IMO Americans are biased to overweight this. It doesn't matter as long as China can keep up appearances better than other countries for long enough. Investors will happily invest in a bubble believing that they are smart enough to get out before everyone else if things go south.

Bad bookkeeping doesn't keep the NBA and Activision from kowtowing to China, I don't see why it would keep people from investing there either.




One of the many Buffett-isms is to only make investments where, if the market were to close for five years, you'd sleep well. It is that premise that shapes my investing theses relating to China.


If investors were all as wise as Buffet time arbitrage wouldn't be a thing.


1. Yeah plenty of non-Americans think this too, _maybe_ if you said “westerners” it’d be defensible, but it’d still be wrong.

2. The nba & activision are selling goods to China, or maybe they put a little money into real assets to reach that audience. They’re not investing in Chinese financial instruments which is what the entire thread is about


If China has enough real money to bend the NBA and Activision doesn’t that imply that the bookkeeping isn’t fake - CN’s success is real, not imagined?


No, it’s like a car dealership not extending credit to someone with bad credit but who will gladly take a bank check.


I don't see the distinction. If they have Activision, Apple, Tesla and Disney as customers why wouldn't banks, financial markets and investors trust them? I would argue they already do, I highly doubt China has trouble floating debt or attracting foreign investment right now.


Exactly, now if they were paying the nba etc with 30 year Chinese non transferable bonds the parent would have a case.


Why would investors not want to invest in a country that flush with liquid cash?
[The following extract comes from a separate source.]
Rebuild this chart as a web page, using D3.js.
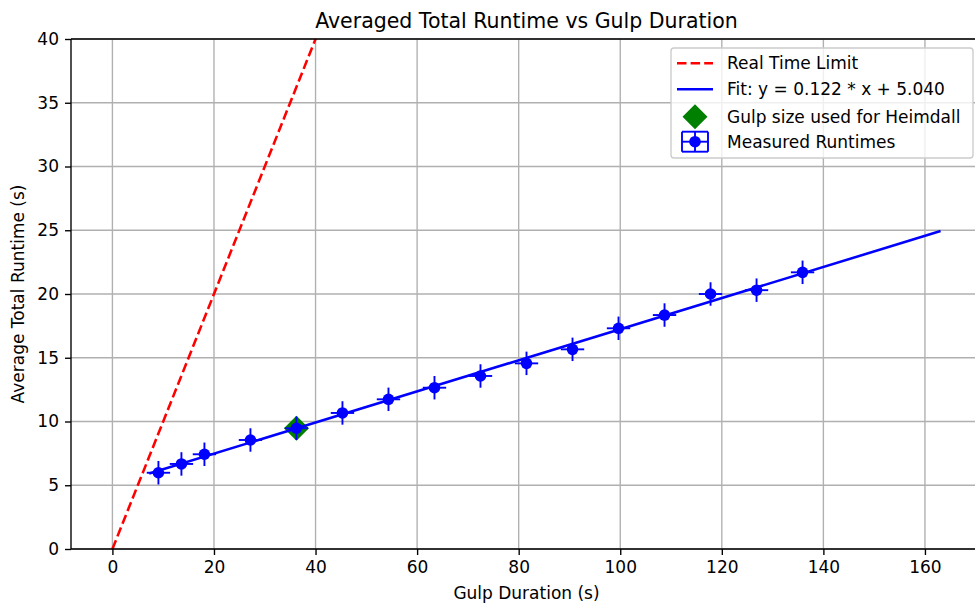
<!DOCTYPE html>
<html>
<head>
<meta charset="utf-8">
<script src="https://cdn.jsdelivr.net/npm/d3@7"></script>
<style>
  html, body { margin: 0; padding: 0; background: #fff; }
  svg { display: block; font-family: "DejaVu Sans", sans-serif; }
</style>
</head>
<body>
<svg id="chart" width="975" height="604"></svg>
<script>
// Gulp durations (s) and measured average total runtimes (s)
const gulpDuration = [9.06, 13.59, 18.12, 27.18, 36.24, 45.30, 54.36, 63.42, 72.48, 81.54, 90.60, 99.66, 108.72, 117.78, 126.84, 135.90];
const avgRuntime   = [5.98, 6.67, 7.43, 8.55, 9.47, 10.67, 11.74, 12.65, 13.57, 14.56, 15.66, 17.31, 18.35, 20.00, 20.30, 21.70];
const durationErr  = [2.3, 2.3, 2.3, 2.3, 2.3, 2.3, 2.3, 2.3, 2.3, 2.3, 2.3, 2.3, 2.3, 2.3, 2.3, 2.3];
const runtimeErr   = [0.92, 0.92, 0.92, 0.92, 0.92, 0.92, 0.92, 0.92, 0.92, 0.92, 0.92, 0.92, 0.92, 0.92, 0.92, 0.92];

// Linear fit y = slope * x + intercept, drawn over [0.8*min, 1.2*max]
const fitSlope = 0.122;
const fitIntercept = 5.040;
const fitRange = [0.8 * 9.06, 1.2 * 135.90];

// Real-time limit y = x
const realTimeRange = [0, 1.2 * 135.90];

// Chosen gulp size
const heimdallPoint = [36.24, 9.47];

const xTicks = [0, 20, 40, 60, 80, 100, 120, 140, 160];
const yTicks = [0, 5, 10, 15, 20, 25, 30, 35, 40];

const legendLabels = ["Real Time Limit", "Fit: y = 0.122 * x + 5.040", "Gulp size used for Heimdall", "Measured Runtimes"];

const svg = d3.select("#chart");
const pL = 71, pR = 982, pT = 39, pB = 549;
const pad = (realTimeRange[1] - realTimeRange[0]) * 0.05;

const x = d3.scaleLinear().domain([realTimeRange[0] - pad, realTimeRange[1] + pad]).range([pL, pR]);
const y = d3.scaleLinear().domain([0, 40]).range([pB, pT]);

svg.append("defs").append("clipPath").attr("id", "plotClip")
  .append("rect").attr("x", pL).attr("y", pT).attr("width", pR - pL).attr("height", pB - pT);

// Grid
const grid = svg.append("g");
grid.selectAll("line.gx").data(xTicks).join("line")
  .attr("x1", d => x(d)).attr("x2", d => x(d)).attr("y1", pT).attr("y2", pB)
  .attr("stroke", "#b0b0b0").attr("stroke-width", 1.37);
grid.selectAll("line.gy").data(yTicks).join("line")
  .attr("x1", pL).attr("x2", pR).attr("y1", d => y(d)).attr("y2", d => y(d))
  .attr("stroke", "#b0b0b0").attr("stroke-width", 1.37);

const plot = svg.append("g").attr("clip-path", "url(#plotClip)");

// Real-time limit
plot.append("path")
  .datum(realTimeRange)
  .attr("d", d3.line().x(d => x(d)).y(d => y(d)))
  .attr("fill", "none").attr("stroke", "#ff0000").attr("stroke-width", 2.56)
  .attr("stroke-dasharray", "9.5,4.1");

// Heimdall marker
const diamond = (cx, cy, r) => `M${cx},${cy - r}L${cx + r},${cy}L${cx},${cy + r}L${cx - r},${cy}Z`;
plot.append("path")
  .attr("d", diamond(x(heimdallPoint[0]), y(heimdallPoint[1]), 12.5))
  .attr("fill", "#008000");

// Fit line
plot.append("path")
  .datum(fitRange)
  .attr("d", d3.line().x(d => x(d)).y(d => y(fitSlope * d + fitIntercept)))
  .attr("fill", "none").attr("stroke", "#0000ff").attr("stroke-width", 2.56);

// Measured runtimes with error bars
const pts = gulpDuration.map((d, i) => ({ x: d, y: avgRuntime[i], ex: durationErr[i], ey: runtimeErr[i] }));
const eb = plot.append("g");
eb.selectAll("line.ex").data(pts).join("line")
  .attr("x1", d => x(d.x - d.ex)).attr("x2", d => x(d.x + d.ex))
  .attr("y1", d => y(d.y)).attr("y2", d => y(d.y))
  .attr("stroke", "#0000ff").attr("stroke-width", 1.9);
eb.selectAll("line.ey").data(pts).join("line")
  .attr("x1", d => x(d.x)).attr("x2", d => x(d.x))
  .attr("y1", d => y(d.y - d.ey)).attr("y2", d => y(d.y + d.ey))
  .attr("stroke", "#0000ff").attr("stroke-width", 1.9);
eb.selectAll("circle").data(pts).join("circle")
  .attr("cx", d => x(d.x)).attr("cy", d => y(d.y)).attr("r", 5.8)
  .attr("fill", "#0000ff");

// Axes
const xAxis = svg.append("g").attr("transform", `translate(0,${pB})`)
  .call(d3.axisBottom(x).tickValues(xTicks).tickSize(6).tickPadding(6).tickFormat(d3.format("d")));
const yAxis = svg.append("g").attr("transform", `translate(${pL},0)`)
  .call(d3.axisLeft(y).tickValues(yTicks).tickSize(6).tickPadding(6).tickFormat(d3.format("d")));
[xAxis, yAxis].forEach(a => {
  a.select(".domain").remove();
  a.selectAll(".tick line").attr("stroke", "#000").attr("stroke-width", 1.37);
  a.selectAll(".tick text").attr("fill", "#000").attr("font-size", 17).attr("font-family", "DejaVu Sans");
});

// Spines
svg.append("line").attr("x1", pL).attr("x2", pL).attr("y1", pT).attr("y2", pB).attr("stroke", "#000").attr("stroke-width", 1.37);
svg.append("line").attr("x1", pL).attr("x2", pR).attr("y1", pB).attr("y2", pB).attr("stroke", "#000").attr("stroke-width", 1.37);
svg.append("line").attr("x1", pL).attr("x2", pR).attr("y1", pT).attr("y2", pT).attr("stroke", "#000").attr("stroke-width", 1.37);
svg.append("line").attr("x1", pR).attr("x2", pR).attr("y1", pT).attr("y2", pB).attr("stroke", "#000").attr("stroke-width", 1.37);

// Titles
svg.append("text").attr("x", (pL + pR) / 2).attr("y", 28).attr("text-anchor", "middle")
  .attr("font-size", 20.5).attr("fill", "#000").text("Averaged Total Runtime vs Gulp Duration");
svg.append("text").attr("x", (pL + pR) / 2).attr("y", 599).attr("text-anchor", "middle")
  .attr("font-size", 17).attr("fill", "#000").text("Gulp Duration (s)");
svg.append("text").attr("transform", `translate(24,${(pT + pB) / 2}) rotate(-90)`).attr("text-anchor", "middle")
  .attr("font-size", 17).attr("fill", "#000").text("Average Total Runtime (s)");

// Legend
const lg = svg.append("g");
lg.append("rect").attr("x", 671).attr("y", 48).attr("width", 302).attr("height", 110).attr("rx", 3)
  .attr("fill", "#fff").attr("fill-opacity", 0.8).attr("stroke", "#cccccc").attr("stroke-width", 1.37);
const rowsY = [63.3, 89.3, 116.7, 141.7];
const hx0 = 677, hx1 = 713, hxc = 695;
lg.append("line").attr("x1", hx0).attr("x2", hx1).attr("y1", rowsY[0]).attr("y2", rowsY[0])
  .attr("stroke", "#ff0000").attr("stroke-width", 2.56).attr("stroke-dasharray", "9.5,4.1");
lg.append("line").attr("x1", hx0).attr("x2", hx1).attr("y1", rowsY[1]).attr("y2", rowsY[1])
  .attr("stroke", "#0000ff").attr("stroke-width", 2.56);
lg.append("path").attr("d", diamond(hxc, rowsY[2], 12.5)).attr("fill", "#008000");
const eg = lg.append("g").attr("stroke", "#0000ff").attr("stroke-width", 1.9);
const ey = rowsY[3], hw = 13, hh = 10;
eg.append("line").attr("x1", hxc - hw).attr("x2", hxc + hw).attr("y1", ey).attr("y2", ey);
eg.append("line").attr("x1", hxc).attr("x2", hxc).attr("y1", ey - hh).attr("y2", ey + hh);
eg.append("line").attr("x1", hxc - hw).attr("x2", hxc - hw).attr("y1", ey - hh).attr("y2", ey + hh);
eg.append("line").attr("x1", hxc + hw).attr("x2", hxc + hw).attr("y1", ey - hh).attr("y2", ey + hh);
eg.append("line").attr("x1", hxc - hw).attr("x2", hxc + hw).attr("y1", ey - hh).attr("y2", ey - hh);
eg.append("line").attr("x1", hxc - hw).attr("x2", hxc + hw).attr("y1", ey + hh).attr("y2", ey + hh);
lg.append("circle").attr("cx", hxc).attr("cy", ey).attr("r", 5.8).attr("fill", "#0000ff");
lg.selectAll("text").data(legendLabels).join("text")
  .attr("x", 727).attr("y", (d, i) => rowsY[i]).attr("dy", "0.35em")
  .attr("font-size", 17).attr("fill", "#000").text(d => d);
</script>
</body>
</html>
I don't see how this is an argument that investors wouldn't see China as desirable.


Because Chinas current market system is just about a decade old.

https://en.m.wikipedia.org/wiki/Chinese_accounting_standards

By all means, investors want to put money into China. It’s the amount of money you want to put into an immature market that is the question. And that’s not a dig and it’s not jingoistic, it’s just a fact, when you run a large market for over a century you kinda build solid foundations that can’t just be replicated on the spot. China’s market developing is a great thing but it’s just too young to seriously think it’s ready to be a reserve currency today.


Americans aren't the only ones to overweight the shady monetary policy in China, and as a result it'll not become the defacto standard like the US Dollar is, as long as that shadiness remains.


Such as who? I agree with GP and still think this is biased projection. Factors such as growing trade control over APAC and a middle class larger than the population of the U.S. only speak in favor of the Yuan. Also, what you call shady currency control can be viewed as a be a signal of ensuring stability.